§ Given instruction: Write out the material exactly, without any of its pictures.

§ Data excerpt:
=-=-=

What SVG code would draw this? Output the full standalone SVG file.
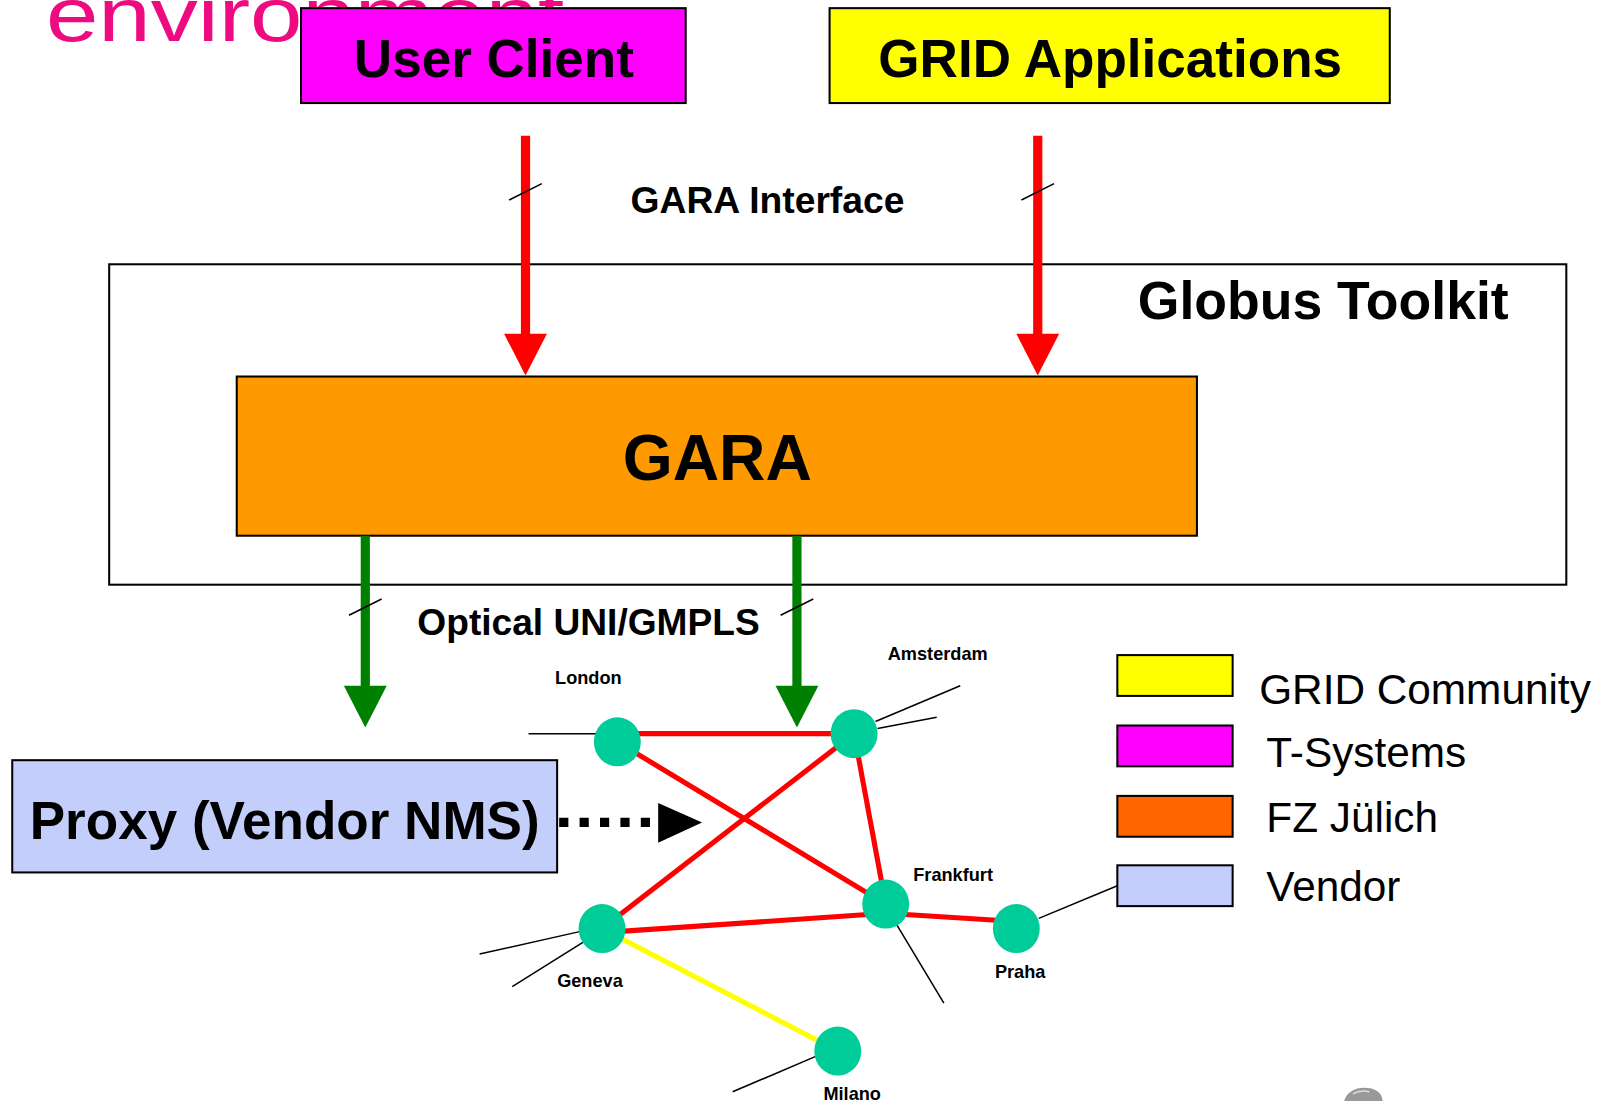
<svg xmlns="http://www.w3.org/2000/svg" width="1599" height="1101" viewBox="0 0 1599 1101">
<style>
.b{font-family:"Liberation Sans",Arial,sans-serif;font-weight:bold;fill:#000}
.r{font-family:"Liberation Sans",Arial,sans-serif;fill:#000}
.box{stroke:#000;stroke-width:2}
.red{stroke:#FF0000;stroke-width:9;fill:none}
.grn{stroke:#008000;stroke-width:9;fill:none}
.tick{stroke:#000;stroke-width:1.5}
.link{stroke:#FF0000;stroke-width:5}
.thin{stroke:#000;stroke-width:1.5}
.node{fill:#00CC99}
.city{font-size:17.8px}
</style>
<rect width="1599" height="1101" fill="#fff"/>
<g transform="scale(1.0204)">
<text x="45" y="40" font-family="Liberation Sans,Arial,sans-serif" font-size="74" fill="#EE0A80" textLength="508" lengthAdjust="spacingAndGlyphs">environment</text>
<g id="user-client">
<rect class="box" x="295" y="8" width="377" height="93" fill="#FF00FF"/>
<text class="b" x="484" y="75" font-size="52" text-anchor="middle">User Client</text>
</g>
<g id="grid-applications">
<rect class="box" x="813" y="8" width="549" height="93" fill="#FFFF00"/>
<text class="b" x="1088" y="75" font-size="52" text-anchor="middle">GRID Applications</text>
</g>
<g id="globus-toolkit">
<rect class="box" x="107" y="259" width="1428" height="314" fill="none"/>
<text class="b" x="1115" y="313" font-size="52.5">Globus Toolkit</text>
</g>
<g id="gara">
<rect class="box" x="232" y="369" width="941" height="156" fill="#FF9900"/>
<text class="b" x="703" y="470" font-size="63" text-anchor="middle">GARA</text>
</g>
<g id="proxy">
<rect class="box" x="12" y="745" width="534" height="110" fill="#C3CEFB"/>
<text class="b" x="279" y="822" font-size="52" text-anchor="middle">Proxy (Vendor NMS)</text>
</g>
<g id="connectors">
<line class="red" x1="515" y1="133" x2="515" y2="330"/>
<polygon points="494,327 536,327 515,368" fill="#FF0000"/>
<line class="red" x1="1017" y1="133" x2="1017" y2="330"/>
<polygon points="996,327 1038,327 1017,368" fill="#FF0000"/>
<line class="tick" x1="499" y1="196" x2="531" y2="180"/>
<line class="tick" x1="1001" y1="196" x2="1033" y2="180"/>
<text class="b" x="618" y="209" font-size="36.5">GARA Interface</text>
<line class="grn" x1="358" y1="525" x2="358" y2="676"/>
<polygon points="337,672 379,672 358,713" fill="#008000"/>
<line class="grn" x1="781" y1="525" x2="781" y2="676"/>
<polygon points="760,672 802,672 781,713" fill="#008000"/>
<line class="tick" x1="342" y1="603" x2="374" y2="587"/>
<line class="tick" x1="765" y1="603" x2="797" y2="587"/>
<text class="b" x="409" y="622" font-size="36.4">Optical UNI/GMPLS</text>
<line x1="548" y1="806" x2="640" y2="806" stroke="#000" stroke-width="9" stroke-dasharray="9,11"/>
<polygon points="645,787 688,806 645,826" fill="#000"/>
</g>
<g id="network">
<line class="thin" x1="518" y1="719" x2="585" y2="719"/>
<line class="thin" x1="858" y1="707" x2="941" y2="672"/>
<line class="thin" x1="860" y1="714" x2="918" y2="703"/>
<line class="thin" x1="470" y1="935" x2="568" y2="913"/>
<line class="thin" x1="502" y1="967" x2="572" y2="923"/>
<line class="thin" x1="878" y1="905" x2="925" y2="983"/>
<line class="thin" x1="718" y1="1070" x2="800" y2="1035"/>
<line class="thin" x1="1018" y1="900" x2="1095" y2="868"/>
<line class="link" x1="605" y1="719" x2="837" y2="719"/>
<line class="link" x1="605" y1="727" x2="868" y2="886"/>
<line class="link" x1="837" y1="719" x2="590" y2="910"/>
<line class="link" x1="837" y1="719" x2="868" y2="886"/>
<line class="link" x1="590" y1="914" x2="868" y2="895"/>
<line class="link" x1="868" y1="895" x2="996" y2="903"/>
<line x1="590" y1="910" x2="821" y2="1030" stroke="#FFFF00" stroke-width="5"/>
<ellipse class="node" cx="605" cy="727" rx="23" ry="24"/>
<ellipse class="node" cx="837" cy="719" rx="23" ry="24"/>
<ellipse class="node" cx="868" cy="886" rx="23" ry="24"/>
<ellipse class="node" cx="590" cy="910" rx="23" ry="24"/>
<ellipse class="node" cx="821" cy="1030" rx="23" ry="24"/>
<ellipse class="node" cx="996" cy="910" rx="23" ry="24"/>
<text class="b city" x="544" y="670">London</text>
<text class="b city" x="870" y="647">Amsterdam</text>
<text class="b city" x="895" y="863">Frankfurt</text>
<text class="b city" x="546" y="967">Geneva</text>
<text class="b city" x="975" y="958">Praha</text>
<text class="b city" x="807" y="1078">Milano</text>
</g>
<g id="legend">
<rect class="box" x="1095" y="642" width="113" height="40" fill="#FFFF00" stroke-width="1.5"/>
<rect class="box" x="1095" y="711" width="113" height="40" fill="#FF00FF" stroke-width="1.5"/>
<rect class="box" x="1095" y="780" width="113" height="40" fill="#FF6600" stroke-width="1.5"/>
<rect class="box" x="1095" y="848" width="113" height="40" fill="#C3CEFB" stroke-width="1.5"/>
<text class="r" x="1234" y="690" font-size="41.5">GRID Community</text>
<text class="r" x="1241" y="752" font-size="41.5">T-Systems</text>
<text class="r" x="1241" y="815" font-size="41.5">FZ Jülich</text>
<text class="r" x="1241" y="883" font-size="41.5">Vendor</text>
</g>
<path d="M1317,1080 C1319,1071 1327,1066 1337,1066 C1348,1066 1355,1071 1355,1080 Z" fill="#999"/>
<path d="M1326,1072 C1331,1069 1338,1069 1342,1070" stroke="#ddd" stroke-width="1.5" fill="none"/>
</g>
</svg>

=-=-=

§ Task result:
What SVG code would draw this? Output the full standalone SVG file.
<svg xmlns="http://www.w3.org/2000/svg" width="1599" height="1101" viewBox="0 0 1599 1101">
<style>
.b{font-family:"Liberation Sans",Arial,sans-serif;font-weight:bold;fill:#000}
.r{font-family:"Liberation Sans",Arial,sans-serif;fill:#000}
.box{stroke:#000;stroke-width:2}
.red{stroke:#FF0000;stroke-width:9;fill:none}
.grn{stroke:#008000;stroke-width:9;fill:none}
.tick{stroke:#000;stroke-width:1.5}
.link{stroke:#FF0000;stroke-width:5}
.thin{stroke:#000;stroke-width:1.5}
.node{fill:#00CC99}
.city{font-size:17.8px}
</style>
<rect width="1599" height="1101" fill="#fff"/>
<g transform="scale(1.0204)">
<text x="45" y="40" font-family="Liberation Sans,Arial,sans-serif" font-size="74" fill="#EE0A80" textLength="508" lengthAdjust="spacingAndGlyphs">environment</text>
<g id="user-client">
<rect class="box" x="295" y="8" width="377" height="93" fill="#FF00FF"/>
<text class="b" x="484" y="75" font-size="52" text-anchor="middle">User Client</text>
</g>
<g id="grid-applications">
<rect class="box" x="813" y="8" width="549" height="93" fill="#FFFF00"/>
<text class="b" x="1088" y="75" font-size="52" text-anchor="middle">GRID Applications</text>
</g>
<g id="globus-toolkit">
<rect class="box" x="107" y="259" width="1428" height="314" fill="none"/>
<text class="b" x="1115" y="313" font-size="52.5">Globus Toolkit</text>
</g>
<g id="gara">
<rect class="box" x="232" y="369" width="941" height="156" fill="#FF9900"/>
<text class="b" x="703" y="470" font-size="63" text-anchor="middle">GARA</text>
</g>
<g id="proxy">
<rect class="box" x="12" y="745" width="534" height="110" fill="#C3CEFB"/>
<text class="b" x="279" y="822" font-size="52" text-anchor="middle">Proxy (Vendor NMS)</text>
</g>
<g id="connectors">
<line class="red" x1="515" y1="133" x2="515" y2="330"/>
<polygon points="494,327 536,327 515,368" fill="#FF0000"/>
<line class="red" x1="1017" y1="133" x2="1017" y2="330"/>
<polygon points="996,327 1038,327 1017,368" fill="#FF0000"/>
<line class="tick" x1="499" y1="196" x2="531" y2="180"/>
<line class="tick" x1="1001" y1="196" x2="1033" y2="180"/>
<text class="b" x="618" y="209" font-size="36.5">GARA Interface</text>
<line class="grn" x1="358" y1="525" x2="358" y2="676"/>
<polygon points="337,672 379,672 358,713" fill="#008000"/>
<line class="grn" x1="781" y1="525" x2="781" y2="676"/>
<polygon points="760,672 802,672 781,713" fill="#008000"/>
<line class="tick" x1="342" y1="603" x2="374" y2="587"/>
<line class="tick" x1="765" y1="603" x2="797" y2="587"/>
<text class="b" x="409" y="622" font-size="36.4">Optical UNI/GMPLS</text>
<line x1="548" y1="806" x2="640" y2="806" stroke="#000" stroke-width="9" stroke-dasharray="9,11"/>
<polygon points="645,787 688,806 645,826" fill="#000"/>
</g>
<g id="network">
<line class="thin" x1="518" y1="719" x2="585" y2="719"/>
<line class="thin" x1="858" y1="707" x2="941" y2="672"/>
<line class="thin" x1="860" y1="714" x2="918" y2="703"/>
<line class="thin" x1="470" y1="935" x2="568" y2="913"/>
<line class="thin" x1="502" y1="967" x2="572" y2="923"/>
<line class="thin" x1="878" y1="905" x2="925" y2="983"/>
<line class="thin" x1="718" y1="1070" x2="800" y2="1035"/>
<line class="thin" x1="1018" y1="900" x2="1095" y2="868"/>
<line class="link" x1="605" y1="719" x2="837" y2="719"/>
<line class="link" x1="605" y1="727" x2="868" y2="886"/>
<line class="link" x1="837" y1="719" x2="590" y2="910"/>
<line class="link" x1="837" y1="719" x2="868" y2="886"/>
<line class="link" x1="590" y1="914" x2="868" y2="895"/>
<line class="link" x1="868" y1="895" x2="996" y2="903"/>
<line x1="590" y1="910" x2="821" y2="1030" stroke="#FFFF00" stroke-width="5"/>
<ellipse class="node" cx="605" cy="727" rx="23" ry="24"/>
<ellipse class="node" cx="837" cy="719" rx="23" ry="24"/>
<ellipse class="node" cx="868" cy="886" rx="23" ry="24"/>
<ellipse class="node" cx="590" cy="910" rx="23" ry="24"/>
<ellipse class="node" cx="821" cy="1030" rx="23" ry="24"/>
<ellipse class="node" cx="996" cy="910" rx="23" ry="24"/>
<text class="b city" x="544" y="670">London</text>
<text class="b city" x="870" y="647">Amsterdam</text>
<text class="b city" x="895" y="863">Frankfurt</text>
<text class="b city" x="546" y="967">Geneva</text>
<text class="b city" x="975" y="958">Praha</text>
<text class="b city" x="807" y="1078">Milano</text>
</g>
<g id="legend">
<rect class="box" x="1095" y="642" width="113" height="40" fill="#FFFF00" stroke-width="1.5"/>
<rect class="box" x="1095" y="711" width="113" height="40" fill="#FF00FF" stroke-width="1.5"/>
<rect class="box" x="1095" y="780" width="113" height="40" fill="#FF6600" stroke-width="1.5"/>
<rect class="box" x="1095" y="848" width="113" height="40" fill="#C3CEFB" stroke-width="1.5"/>
<text class="r" x="1234" y="690" font-size="41.5">GRID Community</text>
<text class="r" x="1241" y="752" font-size="41.5">T-Systems</text>
<text class="r" x="1241" y="815" font-size="41.5">FZ Jülich</text>
<text class="r" x="1241" y="883" font-size="41.5">Vendor</text>
</g>
<path d="M1317,1080 C1319,1071 1327,1066 1337,1066 C1348,1066 1355,1071 1355,1080 Z" fill="#999"/>
<path d="M1326,1072 C1331,1069 1338,1069 1342,1070" stroke="#ddd" stroke-width="1.5" fill="none"/>
</g>
</svg>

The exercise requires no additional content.